▶ _Entries_
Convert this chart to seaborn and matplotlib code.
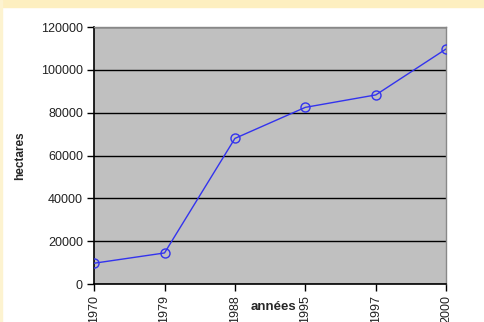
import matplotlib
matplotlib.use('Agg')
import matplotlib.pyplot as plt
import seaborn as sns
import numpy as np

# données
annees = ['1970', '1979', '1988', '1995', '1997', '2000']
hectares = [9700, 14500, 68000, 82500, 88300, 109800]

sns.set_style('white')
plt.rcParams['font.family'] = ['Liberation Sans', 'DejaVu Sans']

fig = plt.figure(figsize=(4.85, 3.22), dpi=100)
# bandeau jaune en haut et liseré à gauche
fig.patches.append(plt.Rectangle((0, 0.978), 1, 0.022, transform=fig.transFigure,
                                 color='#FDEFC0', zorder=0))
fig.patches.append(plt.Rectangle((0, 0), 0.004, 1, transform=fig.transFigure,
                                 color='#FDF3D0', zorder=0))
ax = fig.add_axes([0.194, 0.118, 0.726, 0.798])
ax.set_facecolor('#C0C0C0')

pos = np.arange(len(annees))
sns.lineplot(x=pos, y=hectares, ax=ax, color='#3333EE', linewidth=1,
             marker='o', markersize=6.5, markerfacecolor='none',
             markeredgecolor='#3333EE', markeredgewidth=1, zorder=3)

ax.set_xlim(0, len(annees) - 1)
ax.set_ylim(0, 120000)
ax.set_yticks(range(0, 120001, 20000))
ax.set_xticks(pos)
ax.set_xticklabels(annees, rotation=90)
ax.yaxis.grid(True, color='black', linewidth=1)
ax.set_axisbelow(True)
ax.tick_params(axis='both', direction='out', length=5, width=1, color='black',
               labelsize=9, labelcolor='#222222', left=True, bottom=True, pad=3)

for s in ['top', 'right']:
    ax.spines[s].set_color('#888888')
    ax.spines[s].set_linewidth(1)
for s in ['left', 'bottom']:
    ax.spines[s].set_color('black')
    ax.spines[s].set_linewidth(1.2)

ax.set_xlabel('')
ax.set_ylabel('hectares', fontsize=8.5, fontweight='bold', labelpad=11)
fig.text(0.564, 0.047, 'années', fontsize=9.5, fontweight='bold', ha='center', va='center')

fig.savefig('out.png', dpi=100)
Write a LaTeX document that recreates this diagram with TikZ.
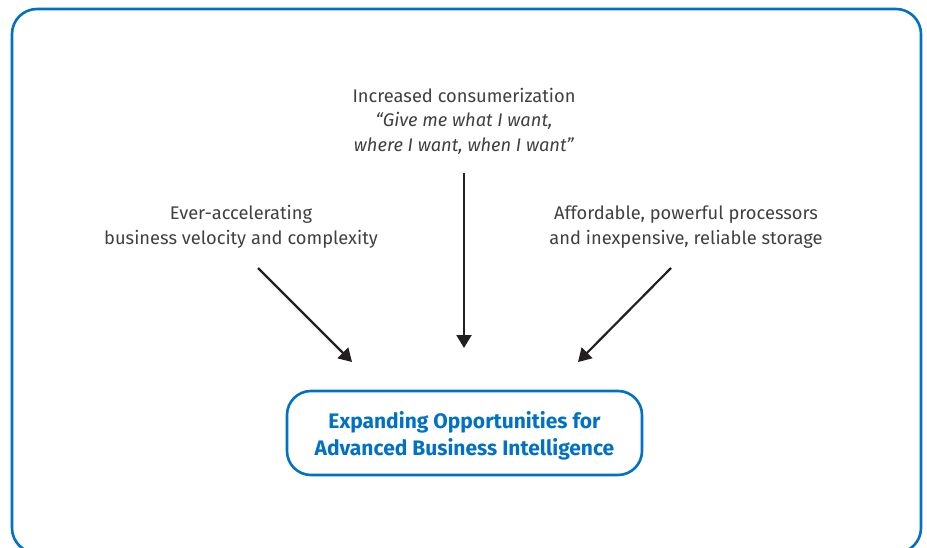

▶ _Exercise task_
Leave every image out, and retype the material exactly.

▶ _Reply to the task_
Convert this chart to seaborn and matplotlib code.
import matplotlib
matplotlib.use('Agg')
import matplotlib.pyplot as plt
import seaborn as sns
import numpy as np

# données
annees = ['1970', '1979', '1988', '1995', '1997', '2000']
hectares = [9700, 14500, 68000, 82500, 88300, 109800]

sns.set_style('white')
plt.rcParams['font.family'] = ['Liberation Sans', 'DejaVu Sans']

fig = plt.figure(figsize=(4.85, 3.22), dpi=100)
# bandeau jaune en haut et liseré à gauche
fig.patches.append(plt.Rectangle((0, 0.978), 1, 0.022, transform=fig.transFigure,
                                 color='#FDEFC0', zorder=0))
fig.patches.append(plt.Rectangle((0, 0), 0.004, 1, transform=fig.transFigure,
                                 color='#FDF3D0', zorder=0))
ax = fig.add_axes([0.194, 0.118, 0.726, 0.798])
ax.set_facecolor('#C0C0C0')

pos = np.arange(len(annees))
sns.lineplot(x=pos, y=hectares, ax=ax, color='#3333EE', linewidth=1,
             marker='o', markersize=6.5, markerfacecolor='none',
             markeredgecolor='#3333EE', markeredgewidth=1, zorder=3)

ax.set_xlim(0, len(annees) - 1)
ax.set_ylim(0, 120000)
ax.set_yticks(range(0, 120001, 20000))
ax.set_xticks(pos)
ax.set_xticklabels(annees, rotation=90)
ax.yaxis.grid(True, color='black', linewidth=1)
ax.set_axisbelow(True)
ax.tick_params(axis='both', direction='out', length=5, width=1, color='black',
               labelsize=9, labelcolor='#222222', left=True, bottom=True, pad=3)

for s in ['top', 'right']:
    ax.spines[s].set_color('#888888')
    ax.spines[s].set_linewidth(1)
for s in ['left', 'bottom']:
    ax.spines[s].set_color('black')
    ax.spines[s].set_linewidth(1.2)

ax.set_xlabel('')
ax.set_ylabel('hectares', fontsize=8.5, fontweight='bold', labelpad=11)
fig.text(0.564, 0.047, 'années', fontsize=9.5, fontweight='bold', ha='center', va='center')

fig.savefig('out.png', dpi=100)
Write a LaTeX document that recreates this diagram with TikZ.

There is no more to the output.